Protesters were disappointed on Thursday as Prime Minister Narendra Modi remained non-committal to Tamil Nadu’s forceful appeal for an ordinance to skirt a ban on Jallikattu, saying the matter was in the Supreme Court.
Chief minister O Panneerselvam rushed to the national capital for a meeting with Modi as a wave of protests rocked the southern state with anger rising over the top court’s 2014 ban on the traditional and popular bull-taming sport.
Thousands of people camping at Chennai’s landmark Marina Beach for the third consecutive day blamed politicians for not bringing in an emergency ordinance to override the court’s ban. Besides, they want a ban on PETA, the animal rights campaign group.
“We are not politicians,” said Haseem, a 19-year-old college student from Chennai who joined the protests on Wednesday morning. “Our movement is not going stop because of our leaders’ failures. Our movement began as a response to their repeated failures.”
In a series of tweets, the Prime Minister said the government acknowledged the “cultural significance” of Jallikattu but added the “matter is presently sub judice”.
“The Centre would be supportive of steps taken by the state government.”

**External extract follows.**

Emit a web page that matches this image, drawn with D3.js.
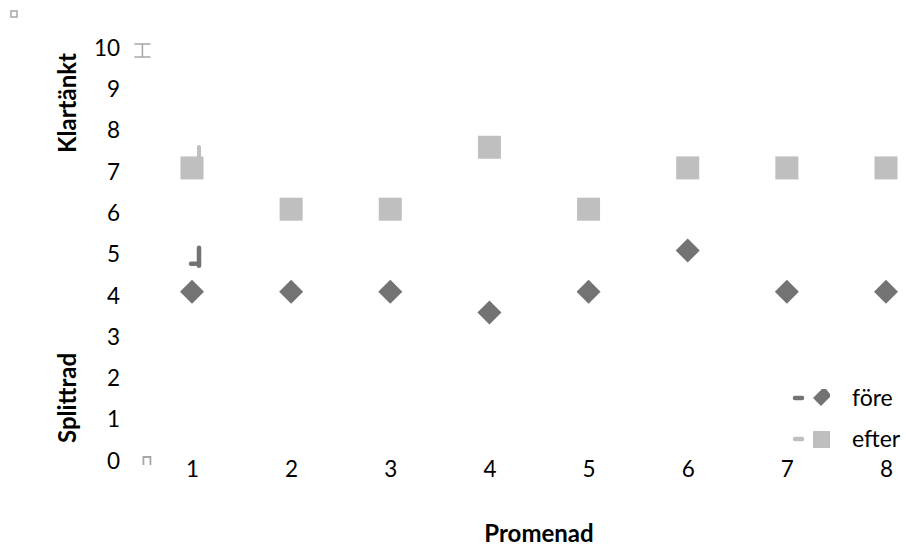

For his part, Panneerselvam promised that the state government “will soon take steps along with (the) Centre on how to enable Jallikattu”.
“You will soon see steps. Wait, good will happen,” he said, a day after the ruling AIADMK’s general secretary VK Sasikala announced that the state government will adopt a resolution in the assembly for lifting the ban on Jallikattu.
Shortly before the chief minister’s comments, the Supreme Court refused to hear a plea over the protests at Marina, which has turned into the ground zero for the agitation against the ban.
A bench headed by Chief Justice Jagdish Singh Khehar asked the petitioner, lawyer Raja Raman, to file a plea in the Madras high court for relief.
The fresh wave of protests was triggered by the Supreme Court’s refusal last week to pass an order before the Pongal celebrations in mid-January, the time when Jallikattu is held. Earlier, the top court had struck down of a central notification allowing the sport.
Experts fear the Jallikattu protests could turn into a bigger uprising like the anti-Hindi riots, which took place during the Dravidian movement.
Tamil Nadu witnessed large scale protests by students in the 1960s over the imposition of Hindi as the official language in the state, with the majority Dravidian community fiercely opposing it before the order was rolled back by the central government.
Those protests were led by Periyar’s Dravidar Kazhagam and later the DMK. But the current demonstrations are a reflection of people’s anger against political figures.
Sentiments expressed on the beach had strong anti-Centre overtones.
“Do you really think a BJP Hindi-wallah sitting in Delhi is interested in us Tamils?” asked Ganesh, a 40-year-old professional from Chennai. “He was silent when Karnataka defied the SC and didn’t release Cauvery water. So what is he going to do?”
Thousands of protesters across the state vowed that their apolitical demonstration will continue as long as the ban is not lifted.
Senthil Nayagan, a 40-year-old IT professional who helped coordinate logistics for the crowd at the seafront site, said the protests are about an integral piece of Tamil culture that has been throttled.
“No politician is behind this, it’s the people spontaneously coming forth to fight for their heritage in the face of opposition from the Centre and other groups.”
Reports said police caned some of the protesters on Wednesday night, although the protests have remained peaceful so far. Authorities also ordered over two dozen colleges Chennai to close down.
Tensions have been escalating for the last week after hundreds of people were detained by police for allegedly organising local Jallikattu contests in defiance of the court ban.